* begin Supplied data *
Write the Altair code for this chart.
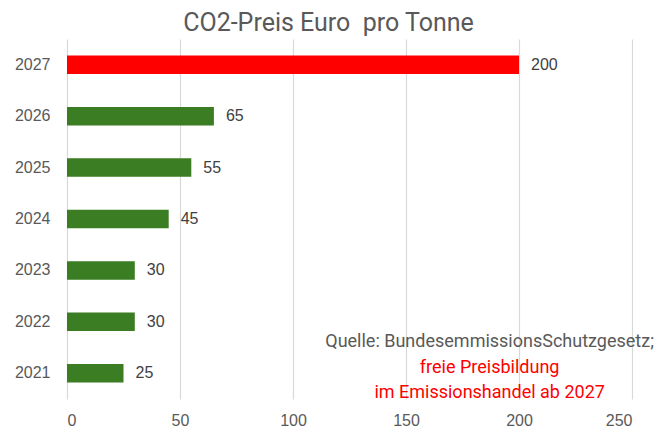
import altair as alt
import pandas as pd

years = ["2021", "2022", "2023", "2024", "2025", "2026", "2027"]
prices = [25, 30, 30, 45, 55, 65, 200]
bar_colors = ["#3a7d22", "#3a7d22", "#3a7d22", "#3a7d22", "#3a7d22", "#3a7d22", "#ff0000"]

note_lines = ["Quelle: BundesemmissionsSchutzgesetz;", "freie Preisbildung", "im Emissionshandel ab 2027"]
note_colors = ["#595959", "#ff0000", "#ff0000"]
note_x = [187, 187, 187]
note_row = [0, 1, 2]

df = pd.DataFrame({"year": years, "price": prices, "color": bar_colors})
notes = pd.DataFrame({"line": note_lines, "color": note_colors, "x": note_x, "row": note_row})

W, H = 565, 360

x_scale = alt.Scale(domain=[0, 250], nice=False)
y_scale = alt.Scale(paddingInner=0.64, paddingOuter=0.32)
y_axis = alt.Axis(title=None, domain=False, ticks=False, labelPadding=17,
                  labelFont="Liberation Sans", labelFontSize=16, labelColor="#595959")

bars = alt.Chart(df).mark_bar(stroke=None).encode(
    x=alt.X("price:Q", scale=x_scale,
            axis=alt.Axis(title=None, values=[0, 50, 100, 150, 200, 250], domain=False, ticks=False,
                          grid=True, gridColor="#d9d9d9", gridWidth=1.2, labelPadding=13,
                          labelFont="Liberation Sans", labelFontSize=16, labelColor="#595959")),
    y=alt.Y("year:O", sort="descending", scale=y_scale, axis=y_axis),
    color=alt.Color("color:N", scale=None),
)

labels = alt.Chart(df).mark_text(align="left", baseline="middle", dx=12,
                                 font="Liberation Sans", fontSize=16, color="#404040").encode(
    x=alt.X("price:Q", scale=x_scale),
    y=alt.Y("year:O", sort="descending", scale=y_scale),
    text=alt.Text("price:Q"),
)

base = alt.layer(bars, labels)

note = alt.Chart(notes).mark_text(align="center", baseline="middle", font="Roboto", fontSize=18).encode(
    x=alt.X("x:Q", scale=x_scale),
    y=alt.Y("row:Q", scale=alt.Scale(domain=[0, 2], range=[303, 354]), axis=None),
    text="line:N",
    color=alt.Color("color:N", scale=None),
)

chart = alt.layer(base, note).resolve_scale(y="independent").properties(
    width=W,
    height=H,
    title=alt.TitleParams("CO2-Preis Euro\u00a0 pro Tonne", font="Roboto", fontSize=25,
                          fontWeight="normal", color="#595959", anchor="middle", dx=-21, offset=3),
    autosize=alt.AutoSizeParams(type="none"),
    padding={"left": 59, "top": 31, "right": 27, "bottom": 30},
).configure_view(stroke=None)

chart.save("out.html", embed_options={"renderer": "svg", "actions": False})
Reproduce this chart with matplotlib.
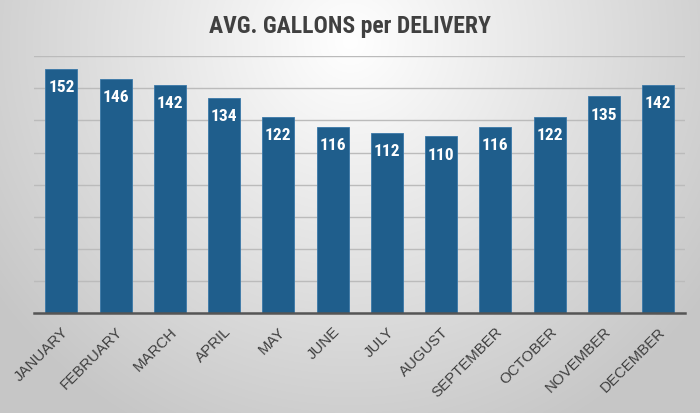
import numpy as np
import matplotlib
matplotlib.use("Agg")
import matplotlib.pyplot as plt
from matplotlib import font_manager

months = ["JANUARY", "FEBRUARY", "MARCH", "APRIL", "MAY", "JUNE", "JULY",
          "AUGUST", "SEPTEMBER", "OCTOBER", "NOVEMBER", "DECEMBER"]
gallons = [152, 146, 142, 134, 122, 116, 112, 110, 116, 122, 135, 142]
title = "AVG. GALLONS per DELIVERY"

names = {f.name for f in font_manager.fontManager.ttflist}


def pick(cands, default="DejaVu Sans"):
    for c in cands:
        if c in names:
            return c
    return default


narrow = pick(["Roboto Condensed", "Liberation Sans Narrow", "Archivo Narrow",
               "PT Sans Narrow", "Asap Condensed", "Barlow Condensed"])
regular = pick(["Liberation Sans", "Arimo", "DejaVu Sans"])

fig = plt.figure(figsize=(7.0, 4.13), dpi=100)

# radial gradient background
bg = fig.add_axes([0, 0, 1, 1], zorder=-10)
h, w = 413, 700
yy, xx = np.mgrid[0:h, 0:w]
cx, cy = w / 2, h * 0.1
r = np.sqrt(((xx - cx) / (w * 0.62)) ** 2 + ((yy - cy) / (h * 1.05)) ** 2)
r = np.clip(r, 0, 1)
val = 1.0 - 0.22 * r
img = np.dstack([val, val, val])
bg.imshow(img, aspect="auto", extent=[0, 1, 0, 1], origin="upper")
bg.axis("off")

ax = fig.add_axes([0.049, 0.242, 0.930, 0.622])
ax.patch.set_alpha(0)
x = np.arange(len(months))
ax.bar(x, gallons, width=0.59, color="#1F5E8C", edgecolor="#3A78A8",
       linewidth=0.6, zorder=3)
ax.set_xlim(-0.5, len(months) - 0.5)
ax.set_ylim(0, 160)
ax.set_yticks(np.arange(0, 161, 20))
ax.yaxis.grid(True, color="#BBBBBB", linewidth=1.0, zorder=0)
ax.tick_params(axis="y", left=False, labelleft=False)
ax.tick_params(axis="x", bottom=False, pad=5)
for s in ["top", "right", "left"]:
    ax.spines[s].set_visible(False)
ax.spines["bottom"].set_color("#555555")
ax.spines["bottom"].set_linewidth(1.8)
ax.spines["bottom"].set_zorder(4)

ax.set_xticks(x)
ax.set_xticklabels(months, rotation=45, ha="right", rotation_mode="anchor",
                   fontsize=10.8, color="#404040", family=regular)

for xi, v in zip(x, gallons):
    ax.annotate(str(v), (xi, v), xytext=(0, -13.5), textcoords="offset points",
                ha="center", va="center", color="white", fontsize=12.5,
                fontweight="bold", family=narrow, zorder=5)

fig.text(0.5, 0.937, title, ha="center", va="center", fontsize=17,
         fontweight="bold", color="#404040", family=narrow)

fig.savefig("out.png", dpi=100)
* end Supplied data *
* _What to work on_: Repeat the entries exactly and keep the pictures out of the copy.

* _Result for this exercise_:
Write the Altair code for this chart.
import altair as alt
import pandas as pd

years = ["2021", "2022", "2023", "2024", "2025", "2026", "2027"]
prices = [25, 30, 30, 45, 55, 65, 200]
bar_colors = ["#3a7d22", "#3a7d22", "#3a7d22", "#3a7d22", "#3a7d22", "#3a7d22", "#ff0000"]

note_lines = ["Quelle: BundesemmissionsSchutzgesetz;", "freie Preisbildung", "im Emissionshandel ab 2027"]
note_colors = ["#595959", "#ff0000", "#ff0000"]
note_x = [187, 187, 187]
note_row = [0, 1, 2]

df = pd.DataFrame({"year": years, "price": prices, "color": bar_colors})
notes = pd.DataFrame({"line": note_lines, "color": note_colors, "x": note_x, "row": note_row})

W, H = 565, 360

x_scale = alt.Scale(domain=[0, 250], nice=False)
y_scale = alt.Scale(paddingInner=0.64, paddingOuter=0.32)
y_axis = alt.Axis(title=None, domain=False, ticks=False, labelPadding=17,
                  labelFont="Liberation Sans", labelFontSize=16, labelColor="#595959")

bars = alt.Chart(df).mark_bar(stroke=None).encode(
    x=alt.X("price:Q", scale=x_scale,
            axis=alt.Axis(title=None, values=[0, 50, 100, 150, 200, 250], domain=False, ticks=False,
                          grid=True, gridColor="#d9d9d9", gridWidth=1.2, labelPadding=13,
                          labelFont="Liberation Sans", labelFontSize=16, labelColor="#595959")),
    y=alt.Y("year:O", sort="descending", scale=y_scale, axis=y_axis),
    color=alt.Color("color:N", scale=None),
)

labels = alt.Chart(df).mark_text(align="left", baseline="middle", dx=12,
                                 font="Liberation Sans", fontSize=16, color="#404040").encode(
    x=alt.X("price:Q", scale=x_scale),
    y=alt.Y("year:O", sort="descending", scale=y_scale),
    text=alt.Text("price:Q"),
)

base = alt.layer(bars, labels)

note = alt.Chart(notes).mark_text(align="center", baseline="middle", font="Roboto", fontSize=18).encode(
    x=alt.X("x:Q", scale=x_scale),
    y=alt.Y("row:Q", scale=alt.Scale(domain=[0, 2], range=[303, 354]), axis=None),
    text="line:N",
    color=alt.Color("color:N", scale=None),
)

chart = alt.layer(base, note).resolve_scale(y="independent").properties(
    width=W,
    height=H,
    title=alt.TitleParams("CO2-Preis Euro\u00a0 pro Tonne", font="Roboto", fontSize=25,
                          fontWeight="normal", color="#595959", anchor="middle", dx=-21, offset=3),
    autosize=alt.AutoSizeParams(type="none"),
    padding={"left": 59, "top": 31, "right": 27, "bottom": 30},
).configure_view(stroke=None)

chart.save("out.html", embed_options={"renderer": "svg", "actions": False})
Reproduce this chart with matplotlib.
import numpy as np
import matplotlib
matplotlib.use("Agg")
import matplotlib.pyplot as plt
from matplotlib import font_manager

months = ["JANUARY", "FEBRUARY", "MARCH", "APRIL", "MAY", "JUNE", "JULY",
          "AUGUST", "SEPTEMBER", "OCTOBER", "NOVEMBER", "DECEMBER"]
gallons = [152, 146, 142, 134, 122, 116, 112, 110, 116, 122, 135, 142]
title = "AVG. GALLONS per DELIVERY"

names = {f.name for f in font_manager.fontManager.ttflist}


def pick(cands, default="DejaVu Sans"):
    for c in cands:
        if c in names:
            return c
    return default


narrow = pick(["Roboto Condensed", "Liberation Sans Narrow", "Archivo Narrow",
               "PT Sans Narrow", "Asap Condensed", "Barlow Condensed"])
regular = pick(["Liberation Sans", "Arimo", "DejaVu Sans"])

fig = plt.figure(figsize=(7.0, 4.13), dpi=100)

# radial gradient background
bg = fig.add_axes([0, 0, 1, 1], zorder=-10)
h, w = 413, 700
yy, xx = np.mgrid[0:h, 0:w]
cx, cy = w / 2, h * 0.1
r = np.sqrt(((xx - cx) / (w * 0.62)) ** 2 + ((yy - cy) / (h * 1.05)) ** 2)
r = np.clip(r, 0, 1)
val = 1.0 - 0.22 * r
img = np.dstack([val, val, val])
bg.imshow(img, aspect="auto", extent=[0, 1, 0, 1], origin="upper")
bg.axis("off")

ax = fig.add_axes([0.049, 0.242, 0.930, 0.622])
ax.patch.set_alpha(0)
x = np.arange(len(months))
ax.bar(x, gallons, width=0.59, color="#1F5E8C", edgecolor="#3A78A8",
       linewidth=0.6, zorder=3)
ax.set_xlim(-0.5, len(months) - 0.5)
ax.set_ylim(0, 160)
ax.set_yticks(np.arange(0, 161, 20))
ax.yaxis.grid(True, color="#BBBBBB", linewidth=1.0, zorder=0)
ax.tick_params(axis="y", left=False, labelleft=False)
ax.tick_params(axis="x", bottom=False, pad=5)
for s in ["top", "right", "left"]:
    ax.spines[s].set_visible(False)
ax.spines["bottom"].set_color("#555555")
ax.spines["bottom"].set_linewidth(1.8)
ax.spines["bottom"].set_zorder(4)

ax.set_xticks(x)
ax.set_xticklabels(months, rotation=45, ha="right", rotation_mode="anchor",
                   fontsize=10.8, color="#404040", family=regular)

for xi, v in zip(x, gallons):
    ax.annotate(str(v), (xi, v), xytext=(0, -13.5), textcoords="offset points",
                ha="center", va="center", color="white", fontsize=12.5,
                fontweight="bold", family=narrow, zorder=5)

fig.text(0.5, 0.937, title, ha="center", va="center", fontsize=17,
         fontweight="bold", color="#404040", family=narrow)

fig.savefig("out.png", dpi=100)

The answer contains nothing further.